Dataset items:
▼▼▼

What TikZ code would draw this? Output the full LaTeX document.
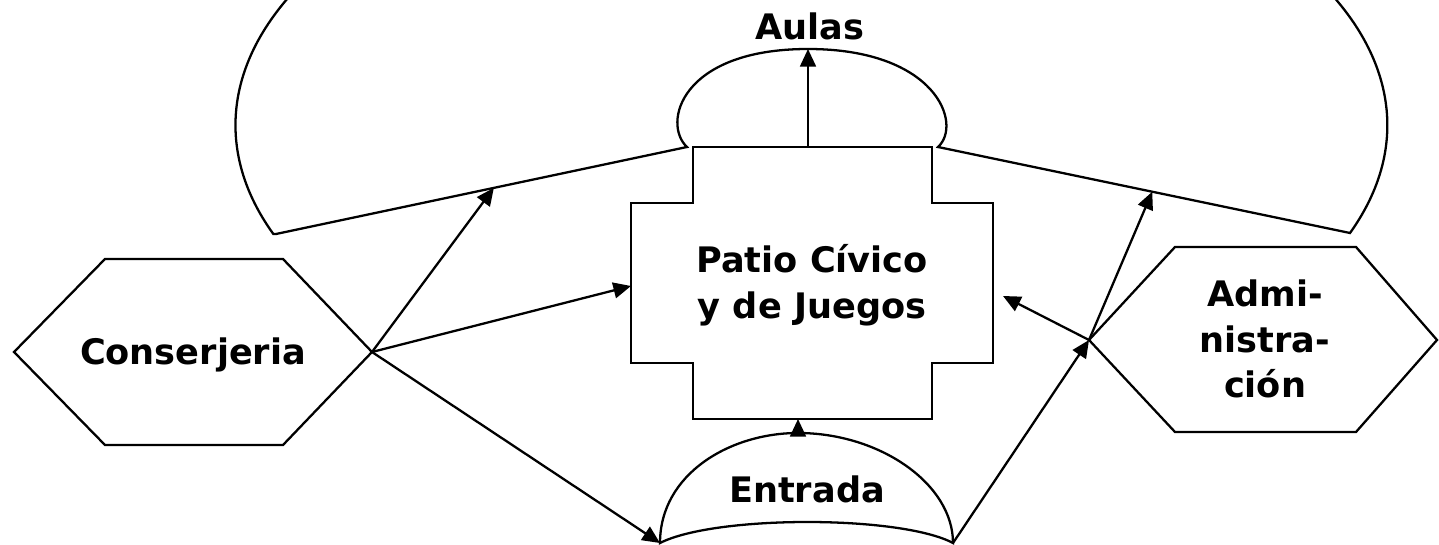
\documentclass[tikz,border=0pt]{standalone}
\usepackage{fontspec}
\setmainfont{DejaVu Sans}
\usetikzlibrary{arrows.meta, calc}
\tikzset{
  contorno/.style={line width=1.3pt, line join=miter},
  flecha/.style={line width=1.3pt, -{Triangle[length=10pt, width=9pt]}},
  rotulo/.style={font=\bfseries\fontsize{20}{26}\selectfont, align=center, inner sep=0pt},
}

\begin{document}
\begin{tikzpicture}[x=0.02cm, y=0.02cm]
  \useasboundingbox (0,0) rectangle (1439,544);
  \clip (0,0) rectangle (1439,544);

  % Aulas: big arc with the dome above the patio
  \coordinate (aulasL) at (276,310);
  \coordinate (aulasR) at (1350,311);
  \coordinate (domoL) at (687,397);
  \coordinate (domoR) at (938,397);
  \coordinate (domoT) at (808,495);
  \draw[contorno] (aulasL) -- (domoL)
    .. controls (662,420) and (680,495) .. (domoT)
    .. controls (936,495) and (963,420) .. (domoR)
    -- (aulasR) arc[start angle=-20.7, end angle=200.9, x radius=11.52cm, y radius=6.1cm] -- cycle;
  \coordinate (muroL) at ($(aulasL)!0.53!(domoL)$);
  \coordinate (muroR) at ($(domoR)!0.52!(aulasR)$);
  \node[rotulo, anchor=base] (aulas) at (810,504) {Aulas};

  % Patio (cross shape)
  \draw[contorno] (693,397) -- (932,397) -- (932,341) -- (993,341) -- (993,181)
    -- (932,181) -- (932,125) -- (693,125) -- (693,181) -- (631,181) -- (631,341)
    -- (693,341) -- cycle;
  \coordinate (patioN) at (808,397);
  \coordinate (patioS) at (798,125);
  \coordinate (patioO) at (631,258);
  \coordinate (patioE) at (1003,248);
  \node[rotulo] (patio) at (812,259) {Patio Cívico\\y de Juegos};

  % Conserjeria
  \draw[contorno] (14,192) -- (105,285) -- (283,285) -- (372,192) -- (283,99)
    -- (105,99) -- cycle;
  \coordinate (consR) at (372,192);
  \node[rotulo, anchor=base] (conserjeria) at (193,179) {Conserjeria};

  % Administracion
  \draw[contorno] (1089,204) -- (1175,297) -- (1356,297) -- (1437,204) -- (1356,112)
    -- (1175,112) -- cycle;
  \coordinate (adminL) at (1089,204);
  \node[rotulo] (admin) at (1265,205) {Admi-\\nistra-\\ción};

  % Entrada
  \coordinate (entL) at (660,1);
  \coordinate (entR) at (953,1);
  \coordinate (entT) at (798,111);
  \draw[contorno] (entL) .. controls (660,70) and (730,111) .. (entT)
    .. controls (880,111) and (953,60) .. (entR)
    .. controls (900,29) and (715,29) .. (entL) -- cycle;
  \node[rotulo, anchor=base] (entrada) at (807,42) {Entrada};

  % connectors
  \draw[flecha] (consR) -- (muroL);
  \draw[flecha] (consR) -- (patioO);
  \draw[flecha] (consR) -- (entL);
  \draw[flecha] (entR) -- (adminL);
  \draw[flecha] (adminL) -- (muroR);
  \draw[flecha] (adminL) -- (patioE);
  \draw[flecha] (patioN) -- (domoT);
  \draw[flecha] (entT) -- (patioS);
\end{tikzpicture}
\end{document}
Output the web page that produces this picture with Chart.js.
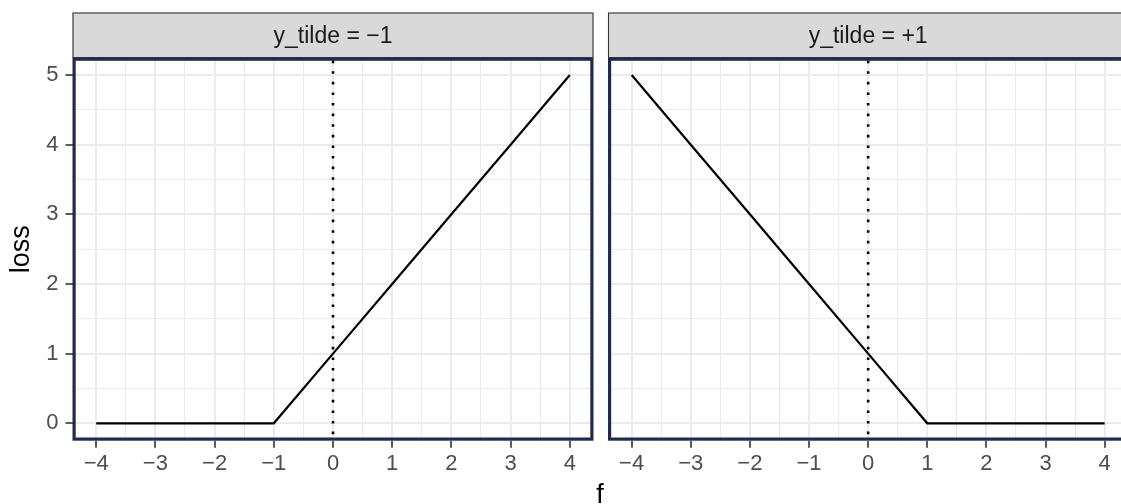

▲▲▲

* _AIM_
Copy every line above word for word and exclude the pictures.

* _OUTPUT OF THE TASK_
What TikZ code would draw this? Output the full LaTeX document.
\documentclass[tikz,border=0pt]{standalone}
\usepackage{fontspec}
\setmainfont{DejaVu Sans}
\usetikzlibrary{arrows.meta, calc}
\tikzset{
  contorno/.style={line width=1.3pt, line join=miter},
  flecha/.style={line width=1.3pt, -{Triangle[length=10pt, width=9pt]}},
  rotulo/.style={font=\bfseries\fontsize{20}{26}\selectfont, align=center, inner sep=0pt},
}

\begin{document}
\begin{tikzpicture}[x=0.02cm, y=0.02cm]
  \useasboundingbox (0,0) rectangle (1439,544);
  \clip (0,0) rectangle (1439,544);

  % Aulas: big arc with the dome above the patio
  \coordinate (aulasL) at (276,310);
  \coordinate (aulasR) at (1350,311);
  \coordinate (domoL) at (687,397);
  \coordinate (domoR) at (938,397);
  \coordinate (domoT) at (808,495);
  \draw[contorno] (aulasL) -- (domoL)
    .. controls (662,420) and (680,495) .. (domoT)
    .. controls (936,495) and (963,420) .. (domoR)
    -- (aulasR) arc[start angle=-20.7, end angle=200.9, x radius=11.52cm, y radius=6.1cm] -- cycle;
  \coordinate (muroL) at ($(aulasL)!0.53!(domoL)$);
  \coordinate (muroR) at ($(domoR)!0.52!(aulasR)$);
  \node[rotulo, anchor=base] (aulas) at (810,504) {Aulas};

  % Patio (cross shape)
  \draw[contorno] (693,397) -- (932,397) -- (932,341) -- (993,341) -- (993,181)
    -- (932,181) -- (932,125) -- (693,125) -- (693,181) -- (631,181) -- (631,341)
    -- (693,341) -- cycle;
  \coordinate (patioN) at (808,397);
  \coordinate (patioS) at (798,125);
  \coordinate (patioO) at (631,258);
  \coordinate (patioE) at (1003,248);
  \node[rotulo] (patio) at (812,259) {Patio Cívico\\y de Juegos};

  % Conserjeria
  \draw[contorno] (14,192) -- (105,285) -- (283,285) -- (372,192) -- (283,99)
    -- (105,99) -- cycle;
  \coordinate (consR) at (372,192);
  \node[rotulo, anchor=base] (conserjeria) at (193,179) {Conserjeria};

  % Administracion
  \draw[contorno] (1089,204) -- (1175,297) -- (1356,297) -- (1437,204) -- (1356,112)
    -- (1175,112) -- cycle;
  \coordinate (adminL) at (1089,204);
  \node[rotulo] (admin) at (1265,205) {Admi-\\nistra-\\ción};

  % Entrada
  \coordinate (entL) at (660,1);
  \coordinate (entR) at (953,1);
  \coordinate (entT) at (798,111);
  \draw[contorno] (entL) .. controls (660,70) and (730,111) .. (entT)
    .. controls (880,111) and (953,60) .. (entR)
    .. controls (900,29) and (715,29) .. (entL) -- cycle;
  \node[rotulo, anchor=base] (entrada) at (807,42) {Entrada};

  % connectors
  \draw[flecha] (consR) -- (muroL);
  \draw[flecha] (consR) -- (patioO);
  \draw[flecha] (consR) -- (entL);
  \draw[flecha] (entR) -- (adminL);
  \draw[flecha] (adminL) -- (muroR);
  \draw[flecha] (adminL) -- (patioE);
  \draw[flecha] (patioN) -- (domoT);
  \draw[flecha] (entT) -- (patioS);
\end{tikzpicture}
\end{document}
Output the web page that produces this picture with Chart.js.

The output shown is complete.